Value Chain Transmission: Who Benefits? Every layer of the stack gets a downstream boost. Ethereum L1 benefits from increased calldata fees (Base posts batches to L1). Coinbase benefits directly from sequencer revenue. Circle benefits if USDC usage on Base grows. The traditional finance sector may get an indirect boost if Base enables cheaper USDC cross-border transfers. The least benefited sector: NFT and social apps, which are now explicitly deprioritized.
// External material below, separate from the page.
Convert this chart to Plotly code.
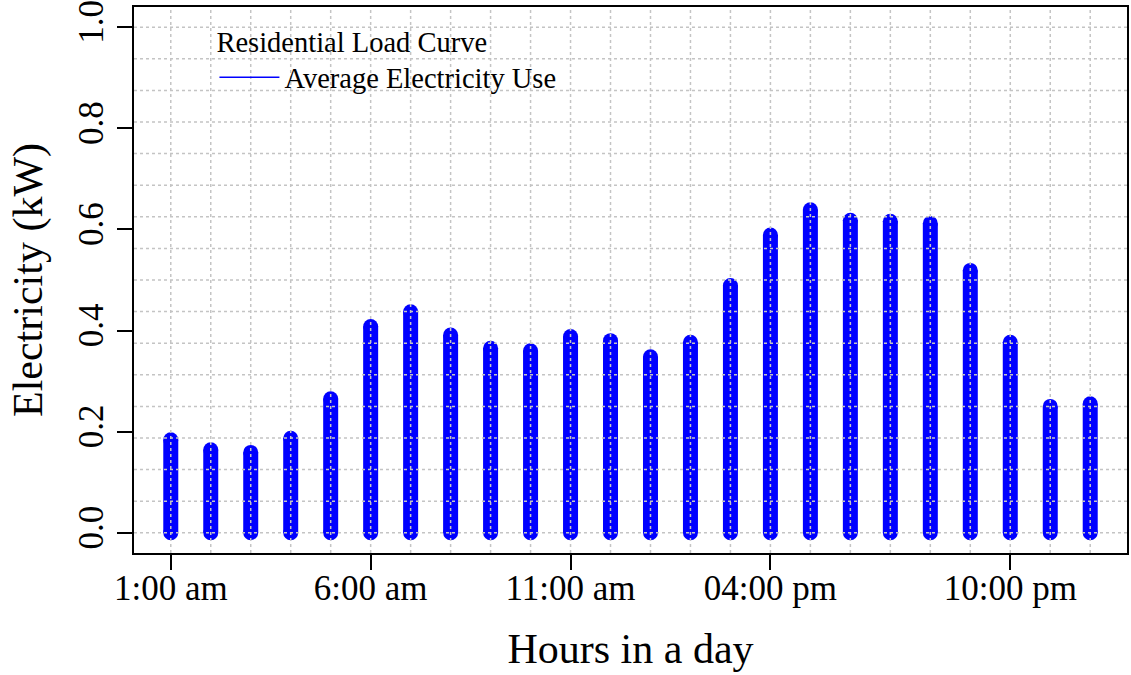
import plotly.graph_objects as go

# Hourly average household electricity use (kW), hour 1 .. 24
hours = list(range(1, 25))
usage_kw = [0.184, 0.164, 0.159, 0.187, 0.265, 0.408, 0.437, 0.391,
            0.365, 0.360, 0.388, 0.380, 0.348, 0.377, 0.489, 0.589,
            0.639, 0.618, 0.616, 0.612, 0.519, 0.377, 0.250, 0.255]

x_tick_vals = [1, 6, 11, 16, 22]
x_tick_text = ["1:00 am", "6:00 am", "11:00 am", "04:00 pm", "10:00 pm"]
y_tick_vals = [0.0, 0.2, 0.4, 0.6, 0.8, 1.0]
y_tick_text = ["0.0", "0.2", "0.4", "0.6", "0.8", "1.0"]

FONT = "Liberation Serif"
BLUE = "#0000FF"
GRID = "#c4c4c4"

# vertical "h"-style spikes: one segment per hour, separated by None
xs, ys = [], []
for h, v in zip(hours, usage_kw):
    xs += [h, h, None]
    ys += [0, v, None]

fig = go.Figure()
fig.add_trace(go.Scatter(
    x=xs, y=ys, mode="lines+markers",
    line=dict(color=BLUE, width=15),
    marker=dict(color=BLUE, size=15, line=dict(width=0)),
    showlegend=False, hoverinfo="skip",
))
# legend entry drawn with a thin line
fig.add_trace(go.Scatter(
    x=[None], y=[None], mode="lines",
    line=dict(color=BLUE, width=1.5),
    name="Average Electricity Use",
))

# dotted grid drawn over the spikes
shapes = []
for h in hours:
    shapes.append(dict(type="line", xref="x", yref="paper", x0=h, x1=h, y0=0, y1=1,
                       layer="above", line=dict(color=GRID, width=1.5, dash="3px,3px")))
n_h = 16
for k in range(n_h + 1):
    yv = k / n_h
    shapes.append(dict(type="line", xref="paper", yref="y", x0=0, x1=1, y0=yv, y1=yv,
                       layer="above", line=dict(color=GRID, width=1.5, dash="3px,3px")))

fig.update_layout(
    width=1131, height=675,
    margin=dict(l=134, r=4, t=7, b=122),
    paper_bgcolor="white", plot_bgcolor="white",
    font=dict(family=FONT, color="black"),
    shapes=shapes,
    legend=dict(
        x=0.081, y=0.985, xanchor="left", yanchor="top",
        bgcolor="rgba(0,0,0,0)", borderwidth=0,
        font=dict(family=FONT, size=28.5, color="black"),
        title=dict(text="Residential Load Curve", side="top",
                   font=dict(family=FONT, size=28.5, color="black")),
        itemwidth=60,
    ),
    xaxis=dict(
        range=[0.08, 24.92], tickmode="array", tickvals=x_tick_vals, ticktext=x_tick_text,
        ticks="outside", ticklen=15, tickwidth=1.5, tickcolor="black",
        ticklabelstandoff=-12,
        showline=True, linecolor="black", linewidth=1.5, mirror=True,
        showgrid=False, zeroline=False,
        tickfont=dict(family=FONT, size=35),
        title=dict(text="Hours in a day", font=dict(family=FONT, size=42), standoff=27),
        automargin=False,
    ),
    yaxis=dict(
        range=[-0.04, 1.04], tickmode="array", tickvals=y_tick_vals, ticktext=y_tick_text,
        tickangle=-90,
        ticks="outside", ticklen=15, tickwidth=1.5, tickcolor="black",
        showline=True, linecolor="black", linewidth=1.5, mirror=True,
        showgrid=False, zeroline=False,
        tickfont=dict(family=FONT, size=35),
        title=dict(text="Electricity (kW)", font=dict(family=FONT, size=42), standoff=17),
        automargin=False,
    ),
)

fig.write_html("out.html")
I expect a rotation of capital away from Base's NFT ecosystem into its payment-focused dApps.
### Contrarian Angle: Centralization Is a Feature, Not a Bug Conventional wisdom says L2s should decentralize sequencers to be „secure.“ But for a payment network, centralization provides accountability. Visa doesn't run a DAO. Coinbase, being a regulated entity, can guarantee transaction finality in a way a pseudo-anonymous validator set cannot. The social experiment failure taught Base that permissionless speculation attracts bots, not users. By pivoting to payments, Base is essentially admitting that the crypto ideal of complete decentralization is overrated for real-world commerce. The contrarian view: Base will succeed precisely because it is not trying to be Ethereum 2.0. It is a dumb pipe for value transfer — and that's exactly what the world needs.
### Takeaway: The Next Week's Signal Watch Coinbase's developer blog and the Base mainnet. If a new contract called „BasePay“ or „Coinbase Settlement“ appears within seven days, the pivot is already in motion. If not, the timeline extends to Q2 2025. Also, track the TVL of Aerodrome — it is the canary in the coal mine. If TVL increases by more than 10% in two weeks, capital is voting with its feet. The data will tell the truth before any press release does. Liquidity didn't create Base's social experiment; utility will create its payment empire.